基于注意力的神经机器翻译

原文：https://tensorflow.google.cn/tutorials/text/nmt_with_attention

Note: 我们的 TensorFlow 社区翻译了这些文档。因为社区翻译是尽力而为，所以无法保证它们是最准确的，并且反映了最新的官方英文文档。如果您有改进此翻译的建议，请提交 pull request 到 tensorflow/docs GitHub 仓库。要志愿地撰写或者审核译文，请加入 docs-zh-cn@tensorflow.org Google Group。

此笔记本训练一个将西班牙语翻译为英语的序列到序列（sequence to sequence，简写为 seq2seq）模型。此例子难度较高，需要对序列到序列模型的知识有一定了解。

训练完此笔记本中的模型后，你将能够输入一个西班牙语句子，例如 "¿todavia estan en casa?"，并返回其英语翻译 "are you still at home?"

对于一个简单的例子来说，翻译质量令人满意。但是更有趣的可能是生成的注意力图：它显示在翻译过程中，输入句子的哪些部分受到了模型的注意。

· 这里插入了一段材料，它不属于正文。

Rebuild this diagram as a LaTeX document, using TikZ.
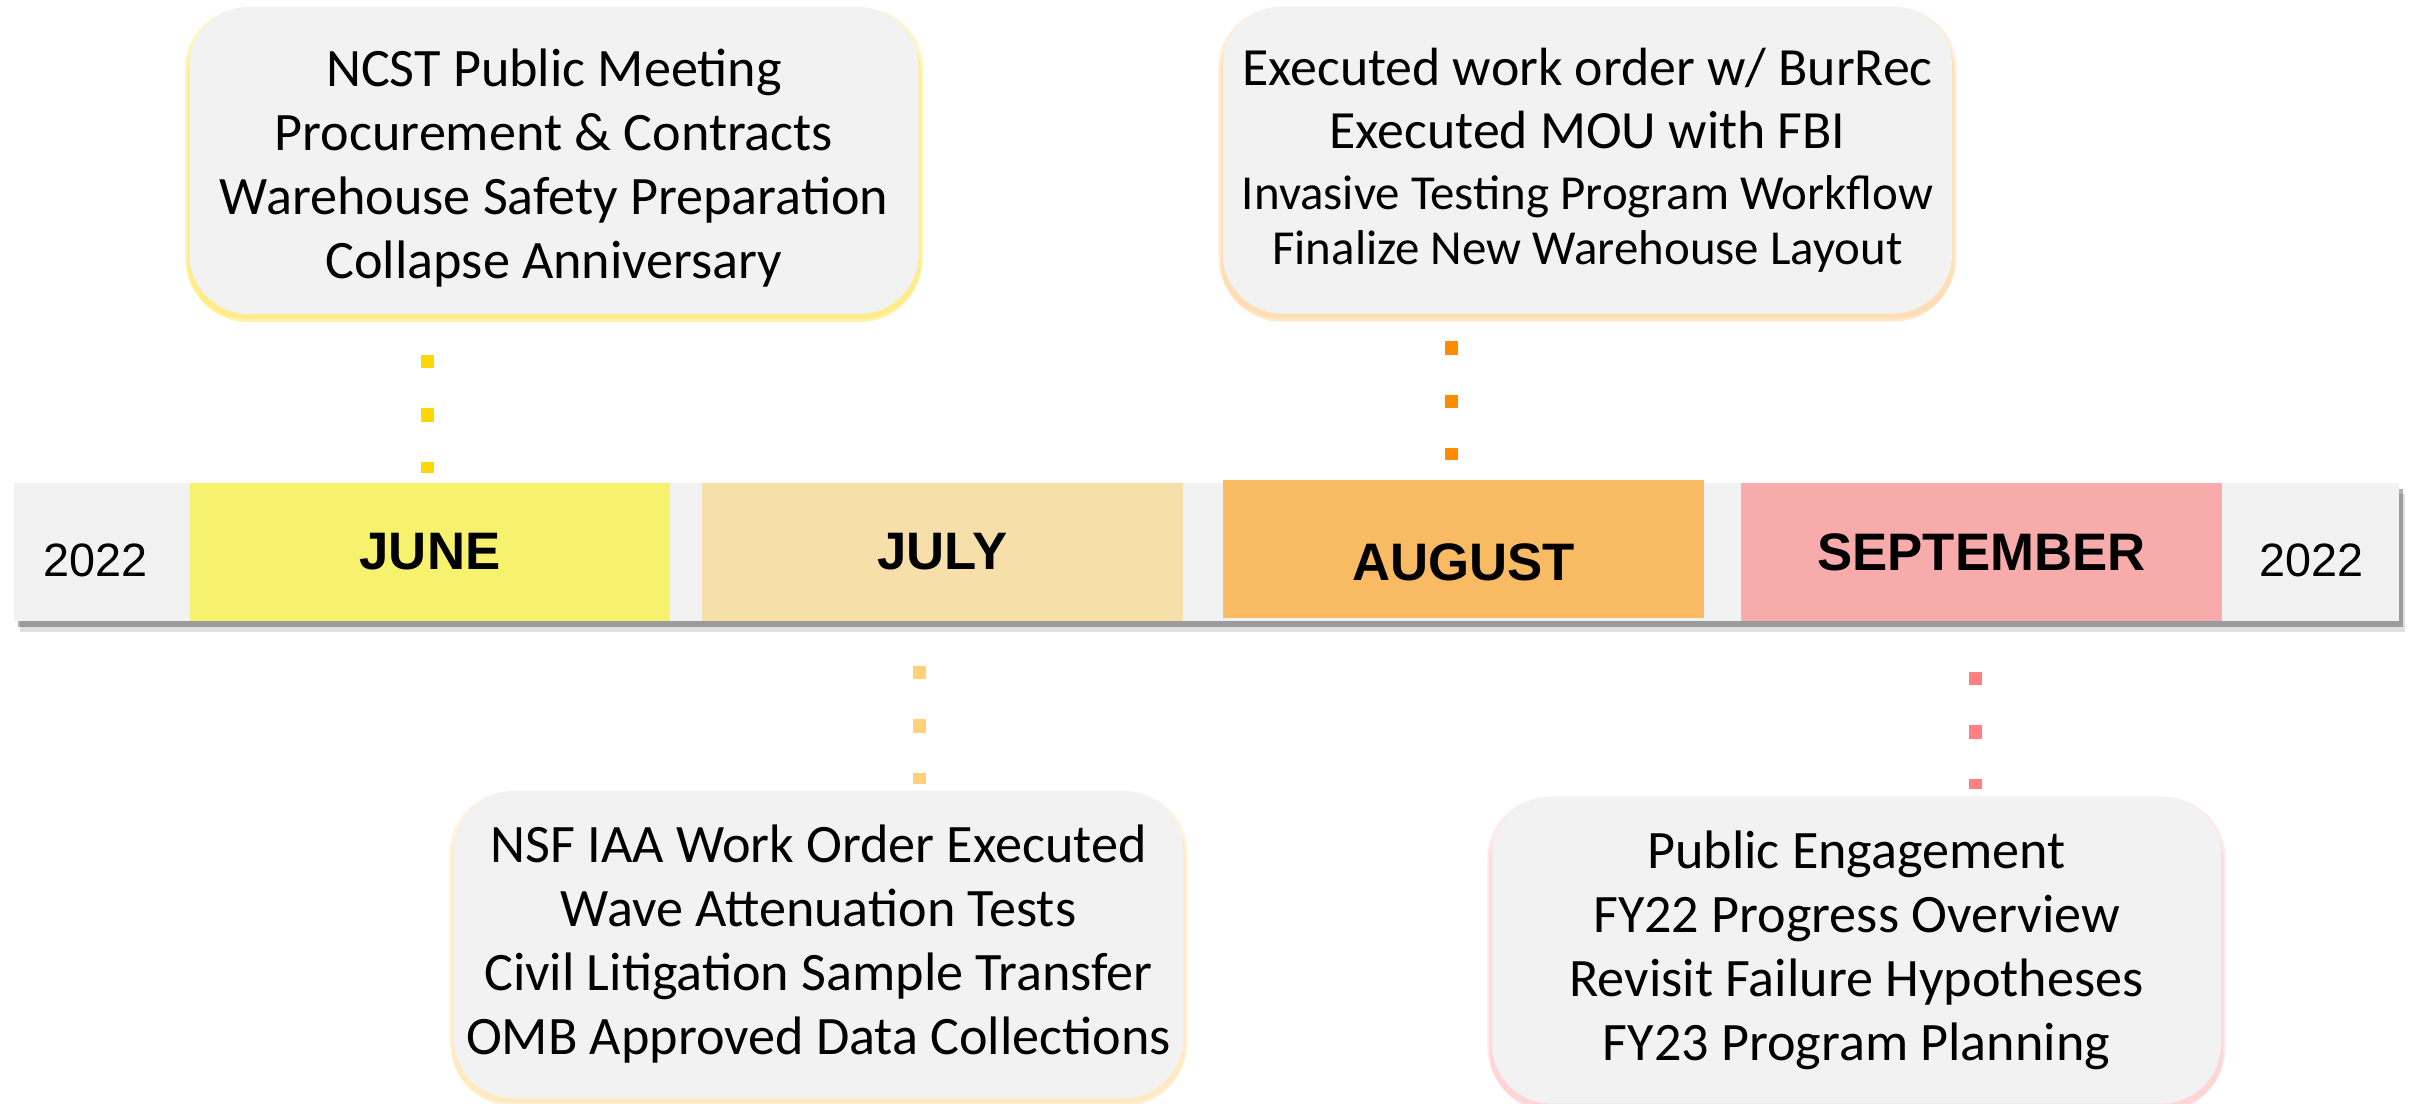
\documentclass[tikz,border=0pt]{standalone}
\usepackage{fontspec}
\setmainfont{Carlito}
\newfontfamily\barfont{Liberation Sans}
\usepackage{xcolor}
\usetikzlibrary{calc,shadows}

\definecolor{bargray}{HTML}{F2F2F2}
\definecolor{junc}{HTML}{F7F26E}
\definecolor{julc}{HTML}{F7DFAA}
\definecolor{augc}{HTML}{F8BA63}
\definecolor{sepc}{HTML}{F8ABAB}
\definecolor{jund}{HTML}{FFD700}
\definecolor{juld}{HTML}{FFD27A}
\definecolor{augd}{HTML}{FF8C00}
\definecolor{sepd}{HTML}{FF8080}

\begin{document}
\begin{tikzpicture}[x=0.01cm, y=-0.01cm,
    month/.style={minimum width=4.80cm, minimum height=1.38cm, inner sep=0pt, fill=#1,
        font=\barfont\bfseries\fontsize{15}{18}\selectfont},
    year/.style={font=\barfont\fontsize{13.3}{16}\selectfont},
    callout/.style={fill=bargray, rounded corners=0.6cm, minimum width=7.29cm,
        minimum height=3.07cm, align=center, inner sep=0pt,
        drop shadow={shadow xshift=0pt, shadow yshift=-0.07cm, shadow scale=1.006, fill=#1, opacity=0.45},
        drop shadow={shadow xshift=0pt, shadow yshift=-0.03cm, shadow scale=1.012, fill=#1, opacity=0.35},
        font=\fontsize{15.4}{18.2}\selectfont},
    dots/.style={draw=#1, line width=0.13cm, dash pattern=on 0.135cm off 0.4cm}]

    \useasboundingbox (0,0) rectangle (2410,1103);

    %time bar
    \node[fill=bargray, minimum width=23.83cm, minimum height=1.38cm, inner sep=0pt,
        drop shadow={shadow xshift=0.06cm, shadow yshift=-0.11cm, fill=black, opacity=0.12},
        drop shadow={shadow xshift=0.04cm, shadow yshift=-0.06cm, fill=black, opacity=0.3}]
        (bar) at (1206.5,552) {};

    %months
    \node[month=junc] (jun) at (430,552) {JUNE};
    \node[month=julc] (jul) at (942.5,552) {JULY};
    \node[month=augc, text height=0.62cm, text depth=0pt] (aug) at (1463.5,549) {AUGUST};
    \node[month=sepc] (sep) at (1981.5,552) {SEPTEMBER};

    %years
    \node[year] (ystart) at (96,560) {2022};
    \node[year] (yend) at (2311,560) {2022};

    %callouts
    \node[callout=jund!70] (cjun) at (554,160.5)
    {\rule{0pt}{15pt}NCST Public Meeting\\Procurement \& Contracts\\Warehouse Safety Preparation\\Collapse Anniversary};
    \node[callout=augd!45, font=\fontsize{15.3}{15.6}\selectfont] (caug) at (1587.5,160)
    {Executed work order w/ BurRec\\[2.3pt]Executed MOU with FBI\\[1.9pt]
    \fontsize{13.9}{15.6}\selectfont Invasive Testing Program Workflow\\
    \fontsize{13.9}{15.6}\selectfont Finalize New Warehouse Layout};
    \node[callout=juld!70] (cjul) at (818.5,944.5)
    {NSF IAA Work Order Executed\\Wave Attenuation Tests\\Civil Litigation Sample Transfer\\OMB Approved Data Collections};
    \node[callout=sepd!50] (csep) at (1856.5,950)
    {Public Engagement\\FY22 Progress Overview\\Revisit Failure Hypotheses\\FY23 Program Planning};

    %dotted leaders
    \draw[dots=jund, shorten <=0.40cm, shorten >=0.09cm] ($(cjun.south -| jun.north)+(-3,0)$) -- ($(jun.north)+(-3,0)$);
    \draw[dots=augd, shorten <=0.27cm, shorten >=0.19cm] ($(caug.south -| aug.north)+(-12,0)$) -- ($(aug.north)+(-12,0)$);
    \draw[dots=juld, shorten <=0.44cm, shorten >=0.06cm] ($(jul.south)+(-23,0)$) -- ($(cjul.north -| jul.south)+(-23,0)$);
    \draw[dots=sepd, shorten <=0.50cm, shorten >=0.065cm] ($(sep.south)+(-6,0)$) -- ($(csep.north -| sep.south)+(-6,0)$);

\end{tikzpicture}
\end{document}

请注意：运行这个例子用一个 P100 GPU 需要花大约 10 分钟。

import tensorflow as tf

import matplotlib.pyplot as plt
import matplotlib.ticker as ticker
from sklearn.model_selection import train_test_split

import unicodedata
import re
import numpy as np
import os
import io
import time

下载和准备数据集

我们将使用 http://www.manythings.org/anki/ 提供的一个语言数据集。这个数据集包含如下格式的语言翻译对：

May I borrow this book? ¿Puedo tomar prestado este libro?

这个数据集中有很多种语言可供选择。我们将使用英语 - 西班牙语数据集。为方便使用，我们在谷歌云上提供了此数据集的一份副本。但是你也可以自己下载副本。下载完数据集后，我们将采取下列步骤准备数据：

给每个句子添加一个开始和一个结束标记（token）。
删除特殊字符以清理句子。
创建一个单词索引和一个反向单词索引（即一个从单词映射至 id 的词典和一个从 id 映射至单词的词典）。
将每个句子填充（pad）到最大长度。

# 下载文件
path_to_zip = tf.keras.utils.get_file(
    'spa-eng.zip', origin='http://storage.googleapis.com/download.tensorflow.org/data/spa-eng.zip',
    extract=True)

path_to_file = os.path.dirname(path_to_zip)+"/spa-eng/spa.txt"

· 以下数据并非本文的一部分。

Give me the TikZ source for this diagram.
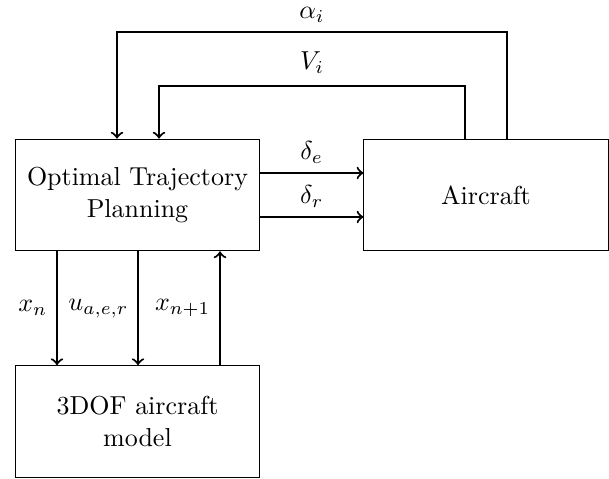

Downloading data from http://storage.googleapis.com/download.tensorflow.org/data/spa-eng.zip
2646016/2638744 [==============================] - 0s 0us/step

# 将 unicode 文件转换为 ascii
def unicode_to_ascii(s):
    return ''.join(c for c in unicodedata.normalize('NFD', s)
        if unicodedata.category(c) != 'Mn')

def preprocess_sentence(w):
    w = unicode_to_ascii(w.lower().strip())

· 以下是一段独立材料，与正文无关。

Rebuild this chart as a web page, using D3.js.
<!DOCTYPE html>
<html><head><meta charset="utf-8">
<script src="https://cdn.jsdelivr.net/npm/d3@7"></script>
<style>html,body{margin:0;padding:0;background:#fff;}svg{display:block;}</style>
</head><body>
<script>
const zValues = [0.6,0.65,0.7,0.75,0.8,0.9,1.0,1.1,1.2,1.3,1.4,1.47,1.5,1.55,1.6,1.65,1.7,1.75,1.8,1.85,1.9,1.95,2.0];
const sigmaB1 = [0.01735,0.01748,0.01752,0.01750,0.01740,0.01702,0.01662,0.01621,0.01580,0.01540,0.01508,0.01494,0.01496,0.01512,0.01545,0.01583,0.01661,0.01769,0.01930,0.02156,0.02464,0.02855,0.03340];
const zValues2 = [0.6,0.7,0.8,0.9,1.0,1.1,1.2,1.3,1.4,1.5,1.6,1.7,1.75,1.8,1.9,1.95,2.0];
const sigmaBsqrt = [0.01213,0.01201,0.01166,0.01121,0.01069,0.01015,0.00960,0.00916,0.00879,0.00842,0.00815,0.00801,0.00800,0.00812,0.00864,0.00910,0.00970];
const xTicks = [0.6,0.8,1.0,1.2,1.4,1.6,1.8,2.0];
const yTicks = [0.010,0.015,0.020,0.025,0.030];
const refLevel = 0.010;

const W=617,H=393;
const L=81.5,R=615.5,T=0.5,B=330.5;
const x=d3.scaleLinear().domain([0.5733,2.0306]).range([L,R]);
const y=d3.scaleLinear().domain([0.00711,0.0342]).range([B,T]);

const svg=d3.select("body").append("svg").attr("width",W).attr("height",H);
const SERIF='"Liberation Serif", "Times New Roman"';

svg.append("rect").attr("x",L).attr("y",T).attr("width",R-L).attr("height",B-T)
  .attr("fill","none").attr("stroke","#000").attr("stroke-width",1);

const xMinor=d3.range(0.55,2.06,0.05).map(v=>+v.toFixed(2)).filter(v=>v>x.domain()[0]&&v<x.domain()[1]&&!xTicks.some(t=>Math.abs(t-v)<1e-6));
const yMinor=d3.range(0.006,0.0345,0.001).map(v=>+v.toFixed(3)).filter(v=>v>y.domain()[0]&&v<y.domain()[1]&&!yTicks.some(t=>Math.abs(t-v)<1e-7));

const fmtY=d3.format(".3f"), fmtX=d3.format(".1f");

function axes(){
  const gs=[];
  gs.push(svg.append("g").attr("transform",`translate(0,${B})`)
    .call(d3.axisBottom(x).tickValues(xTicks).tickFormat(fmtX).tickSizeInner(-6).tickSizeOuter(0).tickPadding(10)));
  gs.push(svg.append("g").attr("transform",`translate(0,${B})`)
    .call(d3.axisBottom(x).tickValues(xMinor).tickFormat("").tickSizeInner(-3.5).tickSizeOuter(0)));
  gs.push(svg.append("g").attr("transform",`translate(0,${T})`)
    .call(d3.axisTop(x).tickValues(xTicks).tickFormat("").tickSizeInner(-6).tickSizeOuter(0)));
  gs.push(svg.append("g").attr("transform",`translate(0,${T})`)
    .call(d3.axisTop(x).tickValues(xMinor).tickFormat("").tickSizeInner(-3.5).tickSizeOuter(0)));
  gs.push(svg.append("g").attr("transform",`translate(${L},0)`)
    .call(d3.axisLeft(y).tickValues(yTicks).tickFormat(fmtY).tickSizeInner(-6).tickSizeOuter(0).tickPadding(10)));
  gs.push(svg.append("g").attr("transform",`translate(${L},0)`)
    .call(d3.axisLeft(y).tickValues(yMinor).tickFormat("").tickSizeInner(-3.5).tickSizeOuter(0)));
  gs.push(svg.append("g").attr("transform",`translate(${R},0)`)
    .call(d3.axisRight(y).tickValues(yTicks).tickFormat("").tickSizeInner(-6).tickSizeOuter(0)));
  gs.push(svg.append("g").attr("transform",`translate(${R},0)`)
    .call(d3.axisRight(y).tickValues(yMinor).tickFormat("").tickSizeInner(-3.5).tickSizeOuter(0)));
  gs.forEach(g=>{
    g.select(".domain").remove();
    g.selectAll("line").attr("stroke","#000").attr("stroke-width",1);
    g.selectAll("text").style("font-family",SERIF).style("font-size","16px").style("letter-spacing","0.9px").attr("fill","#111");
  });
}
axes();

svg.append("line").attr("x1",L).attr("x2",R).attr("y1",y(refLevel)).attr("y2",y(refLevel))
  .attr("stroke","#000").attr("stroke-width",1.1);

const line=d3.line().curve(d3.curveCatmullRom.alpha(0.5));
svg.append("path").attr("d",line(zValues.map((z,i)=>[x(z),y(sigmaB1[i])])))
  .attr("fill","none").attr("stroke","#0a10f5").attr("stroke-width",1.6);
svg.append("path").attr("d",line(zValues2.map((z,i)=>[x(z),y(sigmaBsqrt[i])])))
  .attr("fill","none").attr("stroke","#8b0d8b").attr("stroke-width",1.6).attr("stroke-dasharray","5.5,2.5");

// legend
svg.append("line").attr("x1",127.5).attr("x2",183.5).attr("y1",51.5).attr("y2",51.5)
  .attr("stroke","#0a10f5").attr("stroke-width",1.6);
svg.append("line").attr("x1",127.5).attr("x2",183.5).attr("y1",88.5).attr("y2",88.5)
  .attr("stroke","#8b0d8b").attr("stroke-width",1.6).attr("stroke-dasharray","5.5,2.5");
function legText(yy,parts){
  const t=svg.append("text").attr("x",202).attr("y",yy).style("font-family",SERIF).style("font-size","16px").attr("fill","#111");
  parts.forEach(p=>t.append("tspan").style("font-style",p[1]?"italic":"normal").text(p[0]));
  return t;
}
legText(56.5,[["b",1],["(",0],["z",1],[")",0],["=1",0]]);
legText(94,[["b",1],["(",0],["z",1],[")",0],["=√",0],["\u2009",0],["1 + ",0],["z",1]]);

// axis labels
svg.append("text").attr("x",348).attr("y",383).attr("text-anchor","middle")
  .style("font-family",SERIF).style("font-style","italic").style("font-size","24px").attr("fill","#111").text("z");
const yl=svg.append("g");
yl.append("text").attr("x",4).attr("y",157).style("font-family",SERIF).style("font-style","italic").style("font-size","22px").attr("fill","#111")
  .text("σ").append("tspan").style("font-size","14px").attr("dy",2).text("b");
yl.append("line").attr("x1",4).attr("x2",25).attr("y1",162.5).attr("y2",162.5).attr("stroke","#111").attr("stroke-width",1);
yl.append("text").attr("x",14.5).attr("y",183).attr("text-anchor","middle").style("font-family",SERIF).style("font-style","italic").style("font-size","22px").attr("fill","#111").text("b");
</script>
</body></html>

    # 在单词与跟在其后的标点符号之间插入一个空格
    # 例如： "he is a boy." => "he is a boy ."
    # 参考：https://stackoverflow.com/questions/3645931/python-padding-punctuation-with-white-spaces-keeping-punctuation
    w = re.sub(r"([?.!,¿])", r" \1 ", w)
    w = re.sub(r'[" "]+', " ", w)

    # 除了 (a-z, A-Z, ".", "?", "!", ",")，将所有字符替换为空格
    w = re.sub(r"[^a-zA-Z?.!,¿]+", " ", w)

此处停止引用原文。